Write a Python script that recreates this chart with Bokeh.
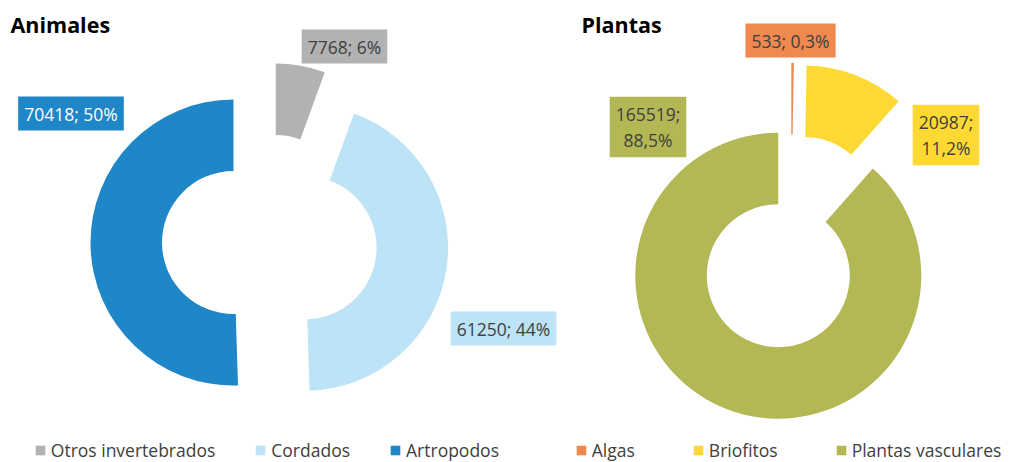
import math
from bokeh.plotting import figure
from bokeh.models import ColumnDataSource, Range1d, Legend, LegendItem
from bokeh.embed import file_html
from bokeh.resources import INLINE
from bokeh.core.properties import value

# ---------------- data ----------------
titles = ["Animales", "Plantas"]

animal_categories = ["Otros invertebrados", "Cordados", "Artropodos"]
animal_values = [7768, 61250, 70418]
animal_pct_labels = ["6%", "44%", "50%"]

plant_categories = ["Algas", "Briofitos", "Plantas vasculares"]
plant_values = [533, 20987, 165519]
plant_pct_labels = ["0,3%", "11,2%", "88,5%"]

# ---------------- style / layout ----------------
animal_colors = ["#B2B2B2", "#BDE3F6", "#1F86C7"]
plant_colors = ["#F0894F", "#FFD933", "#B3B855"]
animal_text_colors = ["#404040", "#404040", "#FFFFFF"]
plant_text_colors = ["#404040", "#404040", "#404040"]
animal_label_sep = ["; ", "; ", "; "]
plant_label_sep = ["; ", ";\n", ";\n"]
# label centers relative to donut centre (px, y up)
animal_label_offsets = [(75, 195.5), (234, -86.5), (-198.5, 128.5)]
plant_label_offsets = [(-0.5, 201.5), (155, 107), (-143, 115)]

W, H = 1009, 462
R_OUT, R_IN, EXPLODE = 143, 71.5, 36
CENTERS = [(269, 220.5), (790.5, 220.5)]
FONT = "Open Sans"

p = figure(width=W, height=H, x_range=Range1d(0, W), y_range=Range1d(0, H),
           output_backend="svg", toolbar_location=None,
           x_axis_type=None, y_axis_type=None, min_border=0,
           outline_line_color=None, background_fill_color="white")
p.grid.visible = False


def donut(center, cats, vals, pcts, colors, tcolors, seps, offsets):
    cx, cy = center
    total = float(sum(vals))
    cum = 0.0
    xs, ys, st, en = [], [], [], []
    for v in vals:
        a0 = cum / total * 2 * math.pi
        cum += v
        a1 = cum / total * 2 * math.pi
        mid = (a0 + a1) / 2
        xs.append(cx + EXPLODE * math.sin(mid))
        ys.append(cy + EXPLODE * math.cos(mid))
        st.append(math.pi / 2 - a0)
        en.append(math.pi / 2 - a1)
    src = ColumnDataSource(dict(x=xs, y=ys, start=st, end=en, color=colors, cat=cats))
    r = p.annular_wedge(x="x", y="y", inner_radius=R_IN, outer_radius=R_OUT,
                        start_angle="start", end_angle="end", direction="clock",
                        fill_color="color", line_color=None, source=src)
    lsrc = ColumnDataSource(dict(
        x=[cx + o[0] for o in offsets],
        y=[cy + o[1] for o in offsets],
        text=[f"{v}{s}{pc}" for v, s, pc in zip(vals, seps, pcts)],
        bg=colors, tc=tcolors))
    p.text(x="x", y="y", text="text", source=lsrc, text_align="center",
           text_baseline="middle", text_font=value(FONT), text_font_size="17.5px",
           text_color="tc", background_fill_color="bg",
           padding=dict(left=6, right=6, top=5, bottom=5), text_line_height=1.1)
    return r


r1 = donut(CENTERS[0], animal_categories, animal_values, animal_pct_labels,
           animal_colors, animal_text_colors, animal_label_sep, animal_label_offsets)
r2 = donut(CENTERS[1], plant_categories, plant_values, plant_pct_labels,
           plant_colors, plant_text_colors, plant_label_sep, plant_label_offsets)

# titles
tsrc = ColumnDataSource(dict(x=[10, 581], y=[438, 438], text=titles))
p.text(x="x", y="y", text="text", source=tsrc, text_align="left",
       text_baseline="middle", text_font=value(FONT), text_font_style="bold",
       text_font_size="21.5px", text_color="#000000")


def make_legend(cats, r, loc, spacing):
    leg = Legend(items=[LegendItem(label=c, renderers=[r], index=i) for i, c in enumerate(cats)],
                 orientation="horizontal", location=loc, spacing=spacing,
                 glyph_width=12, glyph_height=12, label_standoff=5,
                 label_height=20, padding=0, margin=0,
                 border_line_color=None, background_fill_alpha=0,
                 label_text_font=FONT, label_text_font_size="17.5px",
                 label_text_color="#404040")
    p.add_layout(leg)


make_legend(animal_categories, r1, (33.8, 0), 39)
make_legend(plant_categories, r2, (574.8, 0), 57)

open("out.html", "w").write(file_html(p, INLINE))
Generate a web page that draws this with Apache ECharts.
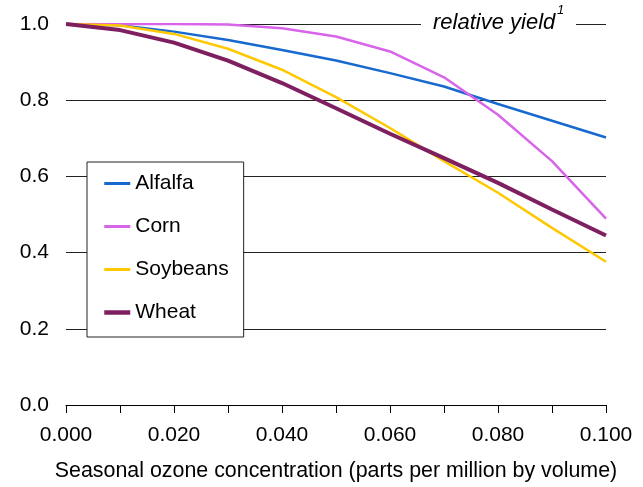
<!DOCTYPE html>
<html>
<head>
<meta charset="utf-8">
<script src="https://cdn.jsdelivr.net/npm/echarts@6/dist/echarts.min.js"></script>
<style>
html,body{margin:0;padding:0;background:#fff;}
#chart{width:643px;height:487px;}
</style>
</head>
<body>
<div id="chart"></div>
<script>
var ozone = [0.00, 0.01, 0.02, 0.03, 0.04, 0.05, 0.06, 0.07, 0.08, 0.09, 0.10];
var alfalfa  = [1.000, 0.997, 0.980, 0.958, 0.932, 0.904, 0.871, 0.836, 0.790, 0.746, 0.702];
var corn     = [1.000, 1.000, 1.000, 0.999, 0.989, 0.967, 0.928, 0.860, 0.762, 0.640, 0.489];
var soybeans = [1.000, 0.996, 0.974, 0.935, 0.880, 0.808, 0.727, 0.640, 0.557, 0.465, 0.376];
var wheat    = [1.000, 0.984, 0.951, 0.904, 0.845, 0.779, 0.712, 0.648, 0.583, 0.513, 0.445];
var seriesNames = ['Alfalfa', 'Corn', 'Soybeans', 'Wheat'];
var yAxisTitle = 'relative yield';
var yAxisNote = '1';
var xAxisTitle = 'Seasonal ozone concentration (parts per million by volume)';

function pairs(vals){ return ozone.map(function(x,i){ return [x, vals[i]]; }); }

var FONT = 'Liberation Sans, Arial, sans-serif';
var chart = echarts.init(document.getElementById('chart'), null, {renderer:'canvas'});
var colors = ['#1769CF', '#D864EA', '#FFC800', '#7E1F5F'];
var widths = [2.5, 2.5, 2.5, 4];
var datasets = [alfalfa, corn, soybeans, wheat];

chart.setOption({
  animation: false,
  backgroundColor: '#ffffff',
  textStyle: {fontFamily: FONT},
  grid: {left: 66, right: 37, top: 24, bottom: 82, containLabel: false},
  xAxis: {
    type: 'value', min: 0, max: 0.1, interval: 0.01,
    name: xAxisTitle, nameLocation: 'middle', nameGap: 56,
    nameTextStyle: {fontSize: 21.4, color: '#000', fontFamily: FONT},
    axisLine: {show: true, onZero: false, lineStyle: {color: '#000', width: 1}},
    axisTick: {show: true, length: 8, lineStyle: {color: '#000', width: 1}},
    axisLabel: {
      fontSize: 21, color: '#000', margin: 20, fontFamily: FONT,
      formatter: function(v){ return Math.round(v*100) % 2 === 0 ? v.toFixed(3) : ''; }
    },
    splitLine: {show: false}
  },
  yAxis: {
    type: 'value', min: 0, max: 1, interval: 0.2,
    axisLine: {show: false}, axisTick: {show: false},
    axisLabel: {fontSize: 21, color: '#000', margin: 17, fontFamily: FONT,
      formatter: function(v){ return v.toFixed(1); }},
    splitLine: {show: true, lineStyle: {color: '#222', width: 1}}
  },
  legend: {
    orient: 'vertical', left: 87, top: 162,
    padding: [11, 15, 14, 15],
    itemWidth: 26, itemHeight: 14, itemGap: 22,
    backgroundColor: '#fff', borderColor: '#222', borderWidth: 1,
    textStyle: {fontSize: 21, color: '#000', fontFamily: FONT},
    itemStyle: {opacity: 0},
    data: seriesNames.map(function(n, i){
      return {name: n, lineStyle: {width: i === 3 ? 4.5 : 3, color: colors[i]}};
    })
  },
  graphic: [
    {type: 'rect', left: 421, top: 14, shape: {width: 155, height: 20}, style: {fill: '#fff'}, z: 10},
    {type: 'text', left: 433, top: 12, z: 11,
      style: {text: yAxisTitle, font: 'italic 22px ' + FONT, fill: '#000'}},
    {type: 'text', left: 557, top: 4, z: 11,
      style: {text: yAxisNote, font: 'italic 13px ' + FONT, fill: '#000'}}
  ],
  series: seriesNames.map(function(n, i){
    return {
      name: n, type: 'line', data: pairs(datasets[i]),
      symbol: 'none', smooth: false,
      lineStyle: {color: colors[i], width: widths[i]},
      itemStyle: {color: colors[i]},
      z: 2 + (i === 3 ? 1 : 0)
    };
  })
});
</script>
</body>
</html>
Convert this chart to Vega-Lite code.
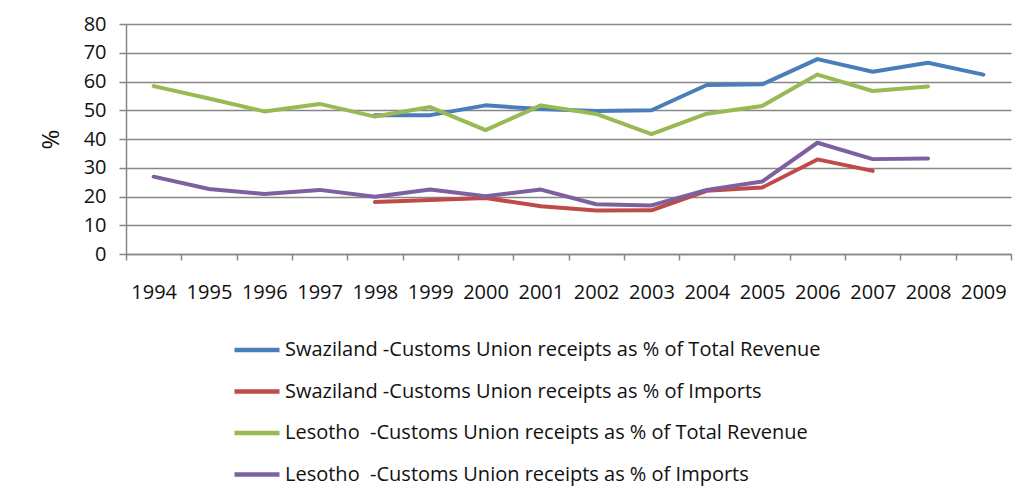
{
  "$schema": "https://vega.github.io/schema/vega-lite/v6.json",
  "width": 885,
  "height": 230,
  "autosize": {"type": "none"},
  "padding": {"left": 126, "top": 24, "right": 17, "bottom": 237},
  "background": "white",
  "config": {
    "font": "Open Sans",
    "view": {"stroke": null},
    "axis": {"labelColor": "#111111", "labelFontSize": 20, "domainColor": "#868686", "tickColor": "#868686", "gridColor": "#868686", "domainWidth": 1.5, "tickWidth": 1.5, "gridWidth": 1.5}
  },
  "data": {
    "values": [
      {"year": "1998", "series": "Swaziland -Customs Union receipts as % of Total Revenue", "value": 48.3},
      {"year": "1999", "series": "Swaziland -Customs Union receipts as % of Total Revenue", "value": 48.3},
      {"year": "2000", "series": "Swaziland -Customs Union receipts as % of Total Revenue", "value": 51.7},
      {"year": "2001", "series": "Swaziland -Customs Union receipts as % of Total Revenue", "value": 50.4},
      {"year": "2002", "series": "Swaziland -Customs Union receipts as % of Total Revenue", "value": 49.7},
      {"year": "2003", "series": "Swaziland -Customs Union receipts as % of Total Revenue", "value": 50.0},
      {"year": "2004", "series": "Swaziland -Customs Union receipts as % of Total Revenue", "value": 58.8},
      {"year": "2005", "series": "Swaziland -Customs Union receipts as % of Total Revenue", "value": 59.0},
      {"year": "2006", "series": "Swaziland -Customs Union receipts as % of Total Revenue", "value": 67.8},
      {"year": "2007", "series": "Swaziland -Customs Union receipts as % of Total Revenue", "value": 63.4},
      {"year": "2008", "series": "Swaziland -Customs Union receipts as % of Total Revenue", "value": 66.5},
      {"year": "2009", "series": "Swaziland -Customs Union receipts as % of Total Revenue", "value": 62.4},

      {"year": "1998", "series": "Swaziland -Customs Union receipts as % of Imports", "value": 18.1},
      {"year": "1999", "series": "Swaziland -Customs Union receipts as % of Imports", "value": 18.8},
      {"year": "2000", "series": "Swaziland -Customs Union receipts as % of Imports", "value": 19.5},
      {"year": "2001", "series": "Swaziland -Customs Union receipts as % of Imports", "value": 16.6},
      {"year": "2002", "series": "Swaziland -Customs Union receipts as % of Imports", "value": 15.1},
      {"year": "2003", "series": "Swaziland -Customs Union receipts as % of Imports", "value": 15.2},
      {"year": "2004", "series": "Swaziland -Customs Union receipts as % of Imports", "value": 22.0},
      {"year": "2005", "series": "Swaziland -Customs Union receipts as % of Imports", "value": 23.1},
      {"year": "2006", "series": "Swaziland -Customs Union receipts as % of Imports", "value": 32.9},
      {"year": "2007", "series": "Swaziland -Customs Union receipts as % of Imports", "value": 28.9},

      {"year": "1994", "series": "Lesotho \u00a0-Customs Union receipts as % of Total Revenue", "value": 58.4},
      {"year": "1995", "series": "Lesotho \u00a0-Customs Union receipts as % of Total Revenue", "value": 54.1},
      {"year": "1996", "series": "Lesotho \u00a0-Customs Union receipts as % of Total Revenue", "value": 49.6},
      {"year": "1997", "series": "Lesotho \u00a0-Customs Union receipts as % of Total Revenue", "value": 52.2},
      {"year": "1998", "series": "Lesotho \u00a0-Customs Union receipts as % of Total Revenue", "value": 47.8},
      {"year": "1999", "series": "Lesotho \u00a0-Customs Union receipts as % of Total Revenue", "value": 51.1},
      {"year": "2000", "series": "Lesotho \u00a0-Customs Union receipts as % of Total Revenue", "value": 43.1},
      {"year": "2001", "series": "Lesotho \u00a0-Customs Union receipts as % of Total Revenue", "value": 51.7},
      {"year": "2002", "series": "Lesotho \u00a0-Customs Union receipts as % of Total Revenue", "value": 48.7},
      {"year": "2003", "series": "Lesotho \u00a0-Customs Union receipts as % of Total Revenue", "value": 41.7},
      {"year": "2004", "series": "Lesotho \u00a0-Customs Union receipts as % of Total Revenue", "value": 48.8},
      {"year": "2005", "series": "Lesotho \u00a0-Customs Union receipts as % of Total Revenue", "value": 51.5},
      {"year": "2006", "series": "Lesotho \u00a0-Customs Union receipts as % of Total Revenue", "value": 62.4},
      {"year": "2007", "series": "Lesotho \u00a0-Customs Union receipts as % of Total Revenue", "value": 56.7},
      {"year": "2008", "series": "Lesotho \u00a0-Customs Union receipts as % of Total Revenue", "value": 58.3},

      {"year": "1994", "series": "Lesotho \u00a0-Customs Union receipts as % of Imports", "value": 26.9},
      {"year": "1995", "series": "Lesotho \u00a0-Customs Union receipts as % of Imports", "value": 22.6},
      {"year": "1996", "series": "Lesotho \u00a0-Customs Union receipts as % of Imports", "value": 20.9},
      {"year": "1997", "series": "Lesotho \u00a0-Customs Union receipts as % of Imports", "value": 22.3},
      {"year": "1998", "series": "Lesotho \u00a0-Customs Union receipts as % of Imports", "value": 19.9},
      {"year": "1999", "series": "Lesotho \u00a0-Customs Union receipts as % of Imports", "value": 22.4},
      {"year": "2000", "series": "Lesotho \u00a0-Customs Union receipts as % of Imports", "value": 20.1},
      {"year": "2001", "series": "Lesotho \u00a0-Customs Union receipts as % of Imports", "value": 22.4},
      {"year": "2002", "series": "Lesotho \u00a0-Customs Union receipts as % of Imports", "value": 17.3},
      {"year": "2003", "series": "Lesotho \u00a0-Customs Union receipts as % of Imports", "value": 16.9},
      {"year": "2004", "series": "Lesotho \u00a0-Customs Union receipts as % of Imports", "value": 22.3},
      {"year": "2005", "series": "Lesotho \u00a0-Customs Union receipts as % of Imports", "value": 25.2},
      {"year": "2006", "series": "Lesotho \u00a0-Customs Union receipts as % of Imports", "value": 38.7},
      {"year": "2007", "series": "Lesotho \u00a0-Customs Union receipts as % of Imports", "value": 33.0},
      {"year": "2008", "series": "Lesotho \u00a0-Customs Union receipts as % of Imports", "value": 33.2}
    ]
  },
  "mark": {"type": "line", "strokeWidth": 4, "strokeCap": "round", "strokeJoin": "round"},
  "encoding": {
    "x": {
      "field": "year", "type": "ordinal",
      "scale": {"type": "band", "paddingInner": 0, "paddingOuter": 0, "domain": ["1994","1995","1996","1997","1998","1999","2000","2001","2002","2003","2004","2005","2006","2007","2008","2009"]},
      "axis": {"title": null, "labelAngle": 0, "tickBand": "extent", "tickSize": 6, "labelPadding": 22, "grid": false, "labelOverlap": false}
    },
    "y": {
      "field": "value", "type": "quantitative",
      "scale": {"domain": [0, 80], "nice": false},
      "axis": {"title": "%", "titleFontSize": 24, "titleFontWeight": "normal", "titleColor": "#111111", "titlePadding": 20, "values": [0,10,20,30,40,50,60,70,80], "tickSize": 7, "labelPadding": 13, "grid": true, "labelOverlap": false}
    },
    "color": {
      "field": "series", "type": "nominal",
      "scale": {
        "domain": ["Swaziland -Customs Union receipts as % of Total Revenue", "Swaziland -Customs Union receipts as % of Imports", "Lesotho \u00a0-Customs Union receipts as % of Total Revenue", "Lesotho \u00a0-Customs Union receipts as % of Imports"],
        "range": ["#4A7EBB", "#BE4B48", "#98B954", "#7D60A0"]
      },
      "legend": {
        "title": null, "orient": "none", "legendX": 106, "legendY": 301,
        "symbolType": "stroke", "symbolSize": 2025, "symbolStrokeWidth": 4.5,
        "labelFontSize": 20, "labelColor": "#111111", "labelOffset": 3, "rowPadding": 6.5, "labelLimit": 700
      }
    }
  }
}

> _What the task asks_:
In the listing above, find each line with the word "that" and copy it.

> _Complete answer_:
Write a Python script that recreates this chart with Bokeh.
Generate a web page that draws this with Apache ECharts.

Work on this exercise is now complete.